Exercise objective → Would you transcribe the whole listing exactly, minus its pictures?

Collected material →
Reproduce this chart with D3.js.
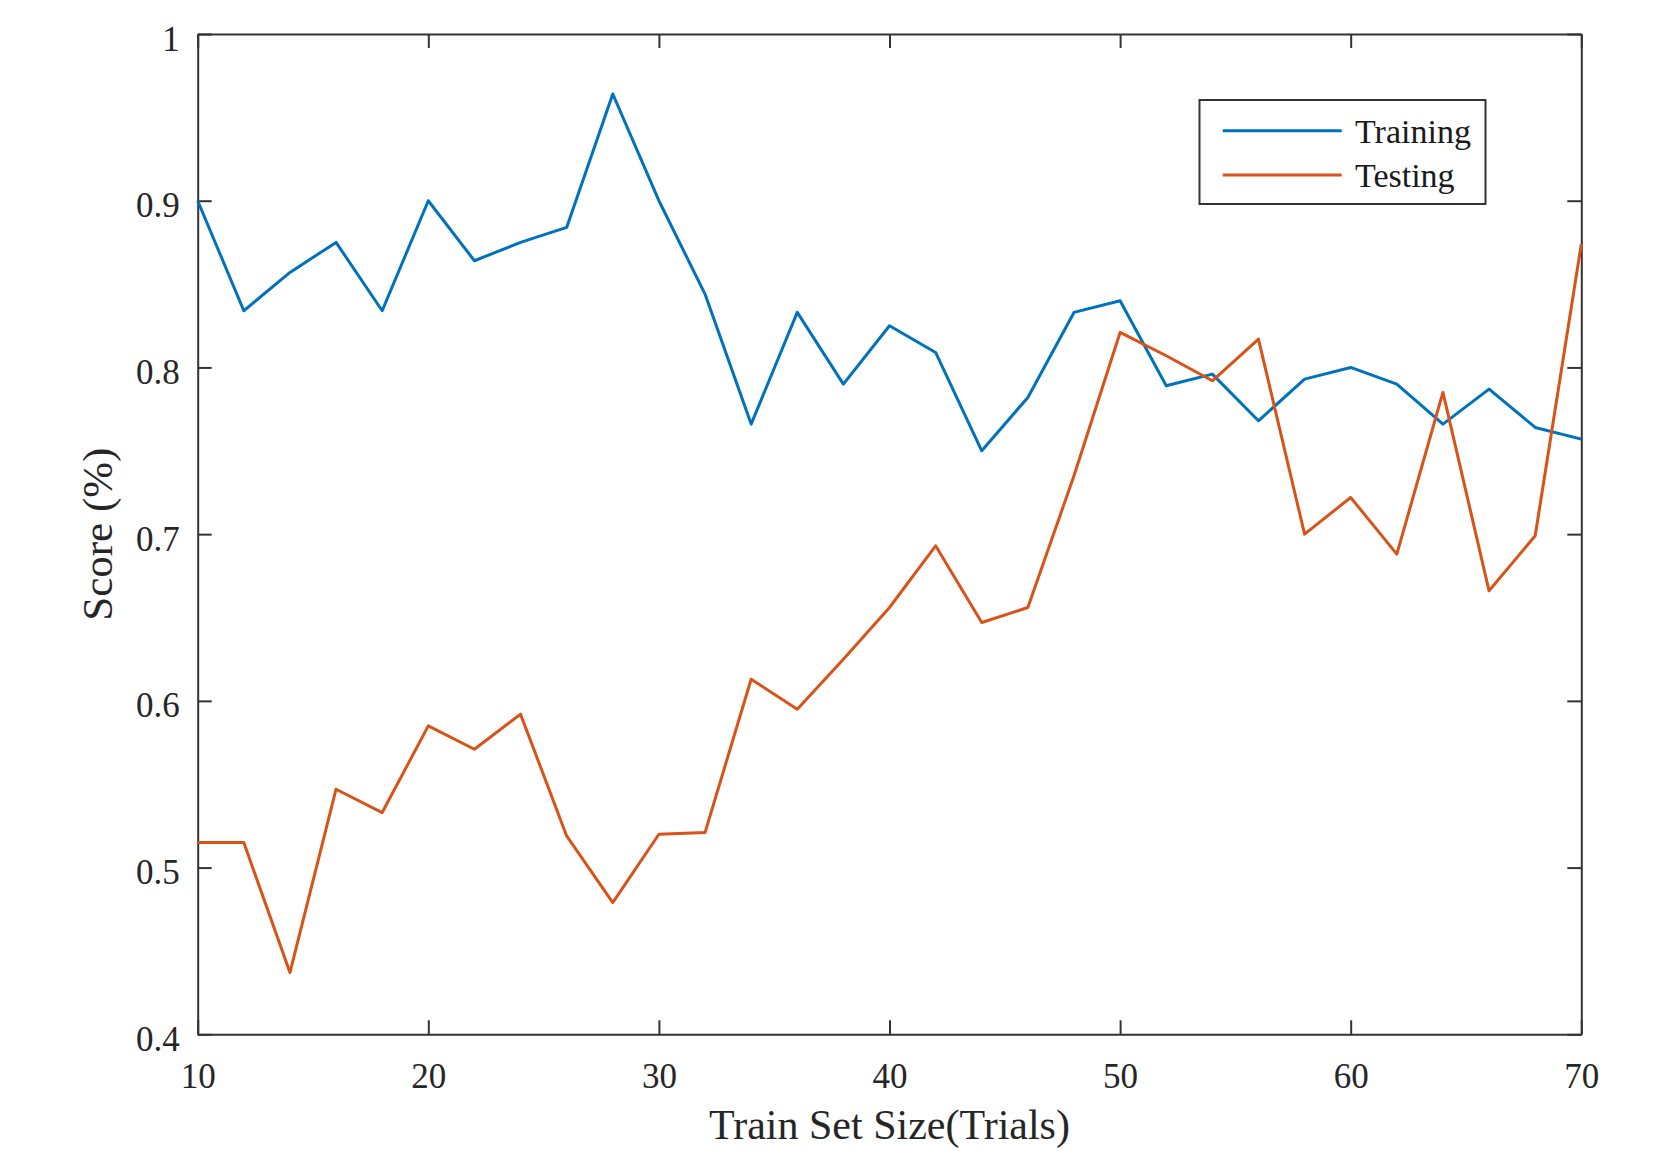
<!DOCTYPE html>
<html>
<head>
<meta charset="utf-8">
<script src="https://cdn.jsdelivr.net/npm/d3@7/dist/d3.min.js"></script>
<style>
  html, body { margin: 0; padding: 0; background: #fff; }
  svg { display: block; font-family: "Liberation Serif", "Times New Roman", serif; }
</style>
</head>
<body>
<svg id="chart" width="1655" height="1155"></svg>
<script>
// Learning-curve data: score vs. training-set size
const trainSizes = [10, 12, 14, 16, 18, 20, 22, 24, 26, 28, 30, 32, 34, 36, 38, 40,
                    42, 44, 46, 48, 50, 52, 54, 56, 58, 60, 62, 64, 66, 68, 70];
const trainingScore = [0.900, 0.834, 0.857, 0.875, 0.834, 0.900, 0.864, 0.875, 0.884, 0.964,
                       0.900, 0.844, 0.766, 0.833, 0.790, 0.825, 0.809, 0.750, 0.782, 0.833,
                       0.840, 0.789, 0.796, 0.768, 0.793, 0.800, 0.790, 0.766, 0.787, 0.764, 0.757];
const testingScore = [0.515, 0.515, 0.437, 0.547, 0.533, 0.585, 0.571, 0.592, 0.519, 0.479,
                      0.520, 0.521, 0.613, 0.595, 0.625, 0.656, 0.693, 0.647, 0.656, 0.735,
                      0.821, 0.807, 0.792, 0.817, 0.700, 0.722, 0.688, 0.785, 0.666, 0.699, 0.874];
const xTicks = [10, 20, 30, 40, 50, 60, 70];
const yTicks = [0.4, 0.5, 0.6, 0.7, 0.8, 0.9, 1];
const seriesNames = ["Training", "Testing"];
const seriesColors = ["#0072BD", "#D95319"];

const svg = d3.select("#chart");
const margin = { left: 197.7, top: 34, right: 1655 - 1581.3, bottom: 1155 - 1034.3 };
const W = 1655 - margin.left - margin.right;
const H = 1155 - margin.top - margin.bottom;

const x = d3.scaleLinear().domain([10, 70]).range([0, W]);
const y = d3.scaleLinear().domain([0.4, 1]).range([H, 0]);

const g = svg.append("g").attr("transform", `translate(${margin.left},${margin.top})`);

const axisColor = "#333333";
const tickLen = 14;
const fmtY = d => (d === 1 ? "1" : d3.format(".1f")(d));

function styleAxis(sel) {
  sel.select(".domain").attr("stroke", axisColor).attr("stroke-width", 2);
  sel.selectAll(".tick line").attr("stroke", axisColor).attr("stroke-width", 2);
  sel.selectAll(".tick text")
    .attr("fill", "#262626")
    .style("font-family", "'Liberation Serif', 'Times New Roman', serif")
    .style("font-size", "35px");
}

// Bottom axis with labels, ticks pointing inward
g.append("g")
  .attr("transform", `translate(0,${H})`)
  .call(d3.axisBottom(x).tickValues(xTicks).tickFormat(d3.format("d"))
        .tickSizeInner(-tickLen).tickSizeOuter(0).tickPadding(29))
  .call(styleAxis);

// Top axis, ticks only
g.append("g")
  .call(d3.axisTop(x).tickValues(xTicks).tickFormat("")
        .tickSizeInner(-tickLen).tickSizeOuter(0))
  .call(styleAxis);

// Left axis with labels
const yAxisG = g.append("g")
  .call(d3.axisLeft(y).tickValues(yTicks).tickFormat(fmtY)
        .tickSizeInner(-tickLen).tickSizeOuter(0).tickPadding(18))
  .call(styleAxis);
yAxisG.selectAll(".tick text").attr("dy", "0.46em");

// Right axis, ticks only
g.append("g")
  .attr("transform", `translate(${W},0)`)
  .call(d3.axisRight(y).tickValues(yTicks).tickFormat("")
        .tickSizeInner(-tickLen).tickSizeOuter(0))
  .call(styleAxis);

// Series lines
const line = d3.line().x(d => x(d[0])).y(d => y(d[1]));
[trainingScore, testingScore].forEach((vals, i) => {
  g.append("path")
    .datum(trainSizes.map((s, j) => [s, vals[j]]))
    .attr("fill", "none")
    .attr("stroke", seriesColors[i])
    .attr("stroke-width", 3)
    .attr("stroke-linejoin", "round")
    .attr("d", line);
});

// Axis titles
svg.append("text")
  .attr("x", margin.left + W / 2)
  .attr("y", 1139)
  .attr("text-anchor", "middle")
  .attr("fill", "#262626")
  .style("font-size", "42px")
  .text("Train Set Size(Trials)");

svg.append("text")
  .attr("transform", `translate(112,${margin.top + H / 2}) rotate(-90)`)
  .attr("text-anchor", "middle")
  .attr("fill", "#262626")
  .style("font-size", "43px")
  .text("Score (%)");

// Legend
const legend = svg.append("g");
legend.append("rect")
  .attr("x", 1199.5).attr("y", 100)
  .attr("width", 286).attr("height", 104)
  .attr("fill", "#fff")
  .attr("stroke", axisColor).attr("stroke-width", 2);
const legendRowsY = [130.7, 175];
seriesNames.forEach((name, i) => {
  legend.append("line")
    .attr("x1", 1222.7).attr("x2", 1341.7)
    .attr("y1", legendRowsY[i]).attr("y2", legendRowsY[i])
    .attr("stroke", seriesColors[i]).attr("stroke-width", 3);
  legend.append("text")
    .attr("x", 1355).attr("y", legendRowsY[i] + 12)
    .attr("fill", "#1a1a1a")
    .style("font-size", "34px")
    .text(name);
});
</script>
</body>
</html>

Full answer →
Reproduce this chart with D3.js.
<!DOCTYPE html>
<html>
<head>
<meta charset="utf-8">
<script src="https://cdn.jsdelivr.net/npm/d3@7/dist/d3.min.js"></script>
<style>
  html, body { margin: 0; padding: 0; background: #fff; }
  svg { display: block; font-family: "Liberation Serif", "Times New Roman", serif; }
</style>
</head>
<body>
<svg id="chart" width="1655" height="1155"></svg>
<script>
// Learning-curve data: score vs. training-set size
const trainSizes = [10, 12, 14, 16, 18, 20, 22, 24, 26, 28, 30, 32, 34, 36, 38, 40,
                    42, 44, 46, 48, 50, 52, 54, 56, 58, 60, 62, 64, 66, 68, 70];
const trainingScore = [0.900, 0.834, 0.857, 0.875, 0.834, 0.900, 0.864, 0.875, 0.884, 0.964,
                       0.900, 0.844, 0.766, 0.833, 0.790, 0.825, 0.809, 0.750, 0.782, 0.833,
                       0.840, 0.789, 0.796, 0.768, 0.793, 0.800, 0.790, 0.766, 0.787, 0.764, 0.757];
const testingScore = [0.515, 0.515, 0.437, 0.547, 0.533, 0.585, 0.571, 0.592, 0.519, 0.479,
                      0.520, 0.521, 0.613, 0.595, 0.625, 0.656, 0.693, 0.647, 0.656, 0.735,
                      0.821, 0.807, 0.792, 0.817, 0.700, 0.722, 0.688, 0.785, 0.666, 0.699, 0.874];
const xTicks = [10, 20, 30, 40, 50, 60, 70];
const yTicks = [0.4, 0.5, 0.6, 0.7, 0.8, 0.9, 1];
const seriesNames = ["Training", "Testing"];
const seriesColors = ["#0072BD", "#D95319"];

const svg = d3.select("#chart");
const margin = { left: 197.7, top: 34, right: 1655 - 1581.3, bottom: 1155 - 1034.3 };
const W = 1655 - margin.left - margin.right;
const H = 1155 - margin.top - margin.bottom;

const x = d3.scaleLinear().domain([10, 70]).range([0, W]);
const y = d3.scaleLinear().domain([0.4, 1]).range([H, 0]);

const g = svg.append("g").attr("transform", `translate(${margin.left},${margin.top})`);

const axisColor = "#333333";
const tickLen = 14;
const fmtY = d => (d === 1 ? "1" : d3.format(".1f")(d));

function styleAxis(sel) {
  sel.select(".domain").attr("stroke", axisColor).attr("stroke-width", 2);
  sel.selectAll(".tick line").attr("stroke", axisColor).attr("stroke-width", 2);
  sel.selectAll(".tick text")
    .attr("fill", "#262626")
    .style("font-family", "'Liberation Serif', 'Times New Roman', serif")
    .style("font-size", "35px");
}

// Bottom axis with labels, ticks pointing inward
g.append("g")
  .attr("transform", `translate(0,${H})`)
  .call(d3.axisBottom(x).tickValues(xTicks).tickFormat(d3.format("d"))
        .tickSizeInner(-tickLen).tickSizeOuter(0).tickPadding(29))
  .call(styleAxis);

// Top axis, ticks only
g.append("g")
  .call(d3.axisTop(x).tickValues(xTicks).tickFormat("")
        .tickSizeInner(-tickLen).tickSizeOuter(0))
  .call(styleAxis);

// Left axis with labels
const yAxisG = g.append("g")
  .call(d3.axisLeft(y).tickValues(yTicks).tickFormat(fmtY)
        .tickSizeInner(-tickLen).tickSizeOuter(0).tickPadding(18))
  .call(styleAxis);
yAxisG.selectAll(".tick text").attr("dy", "0.46em");

// Right axis, ticks only
g.append("g")
  .attr("transform", `translate(${W},0)`)
  .call(d3.axisRight(y).tickValues(yTicks).tickFormat("")
        .tickSizeInner(-tickLen).tickSizeOuter(0))
  .call(styleAxis);

// Series lines
const line = d3.line().x(d => x(d[0])).y(d => y(d[1]));
[trainingScore, testingScore].forEach((vals, i) => {
  g.append("path")
    .datum(trainSizes.map((s, j) => [s, vals[j]]))
    .attr("fill", "none")
    .attr("stroke", seriesColors[i])
    .attr("stroke-width", 3)
    .attr("stroke-linejoin", "round")
    .attr("d", line);
});

// Axis titles
svg.append("text")
  .attr("x", margin.left + W / 2)
  .attr("y", 1139)
  .attr("text-anchor", "middle")
  .attr("fill", "#262626")
  .style("font-size", "42px")
  .text("Train Set Size(Trials)");

svg.append("text")
  .attr("transform", `translate(112,${margin.top + H / 2}) rotate(-90)`)
  .attr("text-anchor", "middle")
  .attr("fill", "#262626")
  .style("font-size", "43px")
  .text("Score (%)");

// Legend
const legend = svg.append("g");
legend.append("rect")
  .attr("x", 1199.5).attr("y", 100)
  .attr("width", 286).attr("height", 104)
  .attr("fill", "#fff")
  .attr("stroke", axisColor).attr("stroke-width", 2);
const legendRowsY = [130.7, 175];
seriesNames.forEach((name, i) => {
  legend.append("line")
    .attr("x1", 1222.7).attr("x2", 1341.7)
    .attr("y1", legendRowsY[i]).attr("y2", legendRowsY[i])
    .attr("stroke", seriesColors[i]).attr("stroke-width", 3);
  legend.append("text")
    .attr("x", 1355).attr("y", legendRowsY[i] + 12)
    .attr("fill", "#1a1a1a")
    .style("font-size", "34px")
    .text(name);
});
</script>
</body>
</html>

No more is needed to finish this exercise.